Questions Presented: First,whether the analytical framework developed in Stevens v. Secretary of Department of Health & Human Services, 99-594V, 2001 WL 387418 (Fed. Cl. 2001) impermissibly raised the burden of proof for showing causation under the Vaccine Act. Second, whether the evidence presented at trial was sufficient to prove by a preponderance of the evidence that the TT vaccination proximately caused Althen’s injuries.

Holdings: First,yes, the Stevens Prongs materially altered the statutory burden of proof under the Vaccine Act and therefore are erroneous as a matter of law. Second,yes, Althen established by a preponderance of the evidence that the TT vaccination caused her central nervous system demyelinating disorder.

Reasoning: The Vaccine Act provides for the establishment of causation in one of two ways: through a statutory presumption of causation under the Vaccine Injury Table (“Table injury”) or by proving causation in fact for an injury not listed in the Vaccine Injury Table (“off-Table injury”). See 42 U.S.C. §§ 300aa–11(c)(1)(C)(ii)(I), –13(a)(1)(A), –14(a). If an injured claimant meets the statutory burden of proving causation under either statutory provision, she will be entitled to judgement as a matter of law. Because Althen sought redress for an off-Table injury, she was required to prove by a preponderance of the evidence that the TT vaccination caused her illness though the use of medical records or medical opinion. The Federal Circuit began by reviewing the Stevens test, an analytical framework developed by the Chief Special Master which required a claimant to prove causation by showing: “(1) medical plausibility; (2) confirmation of medical plausibility from the medical community and literature; (3) an injury recognized by the medical plausibility evidence and literature; (4) a medically-acceptable temporal relationship between the vaccination and the onset of the alleged injury; and (5) the elimination of other causes.” Althen, 418 F.3d at 1279 (citing Stevens, 2001 WL 387418, at *23­26). The Federal Circuit rejected prongs two and three of the test. The court held that the Vaccine Act does not preclude a claimant establishing causation in fact in the absence of peer reviewed literature, so prongs two and three impermissibly increased the statutorily prescribed burden of proof. Moreover, the Federal Circuit reasoned that requiring Althen to support her claim with medical literature impeded her ability to prove causation through the use of circumstantial evidence and contravened Congress’s longstanding intent in resolving ambiguities in favor of injured claimants. However, the court upheld the remainder of the Stevens test as it merely recited well-established precedent.

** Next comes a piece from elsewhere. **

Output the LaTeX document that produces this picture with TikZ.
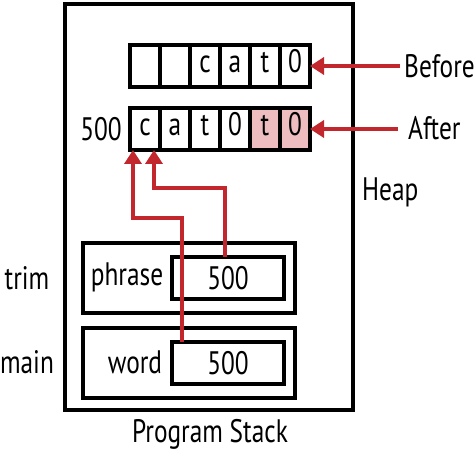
\documentclass[tikz,border=0pt]{standalone}
\usepackage{fontspec}
\setmainfont[FakeStretch=0.78]{PT Sans}
\usepackage{xcolor}
\definecolor{PtrRed}{HTML}{C1272D}
\definecolor{NewCell}{HTML}{EDBDBF}
\usetikzlibrary{arrows.meta}
\newcommand*{\mylabelstyle}{\fontsize{32.5}{34}\selectfont}
\tikzset{
  box/.style = {draw, line width = 3.5pt, inner sep = 0pt, outer sep = 0pt},
  cell/.style = {box, minimum width = 30pt, minimum height = 42pt},
  ptr/.style = {PtrRed, line width = 4pt,
    -{Triangle[length = 14pt, width = 17pt]}},
  lbl/.style = {inner sep = 0pt, font = \mylabelstyle}
}

\begin{document}
\begin{tikzpicture}[x = 1pt, y = -1pt]
  \useasboundingbox (0,0) rectangle (474,454);
  % program stack frame
  \node[box, minimum width = 288pt, minimum height = 406pt] (stack) at (209,207) {};
  \node[lbl] (stacklbl) at (210,434) {Program Stack};
  \node[lbl, anchor = west] (heap) at (362,192) {Heap};
  % heap cells, before and after
  \foreach \t [count = \i] in {{},{},c,a,t,0}
    \node[cell, lbl] (b\i) at ({115+30*\i},66) {\strut\t};
  \foreach \t [count = \i] in {c,a,t,0}
    \node[cell, lbl] (a\i) at ({115+30*\i},129) {\strut\t};
  \foreach \t [count = \i from 5] in {t,0}
    \node[cell, lbl, fill = NewCell] (a\i) at ({115+30*\i},129) {\strut\t};
  \node[lbl, anchor = east] (addr) at (122,129) {500};
  \node[lbl, anchor = west] (before) at (404,66) {Before};
  \node[lbl, anchor = west] (after) at (408,128) {After};
  \draw[ptr] ([xshift = -4pt]before.west) -- (b6.east);
  \draw[ptr] ([xshift = -10pt]after.west |- a6.east) -- (a6.east);
  % stack frames
  \node[box, minimum width = 212pt, minimum height = 70pt] (trimframe) at (189,278) {};
  \node[box, minimum width = 212pt, minimum height = 70pt] (mainframe) at (189,363) {};
  \node[lbl] (trim) at (27,278) {trim};
  \node[lbl] (main) at (27,362) {main};
  \node[lbl] (phrase) at (127,277) {phrase};
  \node[lbl] (word) at (135,362) {word};
  \node[box, lbl, minimum width = 112pt, minimum height = 42pt] (phraseval) at (228,278) {500};
  \node[box, lbl, minimum width = 112pt, minimum height = 42pt] (wordval) at (228,363) {500};
  % pointers into the heap
  \draw[ptr] ([xshift = 10pt]wordval.north west) -- ++(0,-124)
    -| ([xshift = 3pt]a1.south west);
  \draw[ptr] ([xshift = -3pt]phraseval.north) -- ++(0,-69)
    -| ([xshift = 24pt]a1.south west);
\end{tikzpicture}
\end{document}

The Federal Circuit affirmed the Court of Federal Claims’s reversal and reiterated its finding that the Chief Special Master’s duties do not include crafting a legal standard to be used in causation in fact cases. If a question of law arises regarding the interpretation or implementation of the Vaccine Act, answering that question is a matter for the courts, not the Special Master. In elaborating on the causation requirement, the Federal Circuit articulated a three-part test under which Vaccine Act claimants may establish causation by presenting: “(1) a medical theory causally connecting the vaccination and the injury; (2) a logical sequence of cause and effect showing that the vaccination was the reason for the injury; and (3) a showing of a proximate temporal relationship between vaccination and injury.” Althen, 418 F.3d at 1278. Applying these factors, the Federal Circuit found that Althen met the statutory burden for establishing causation by a preponderance of the evidence and concluded that the government failed to prove that factors unrelated to the TT vaccine were principally responsible for her resulting injuries.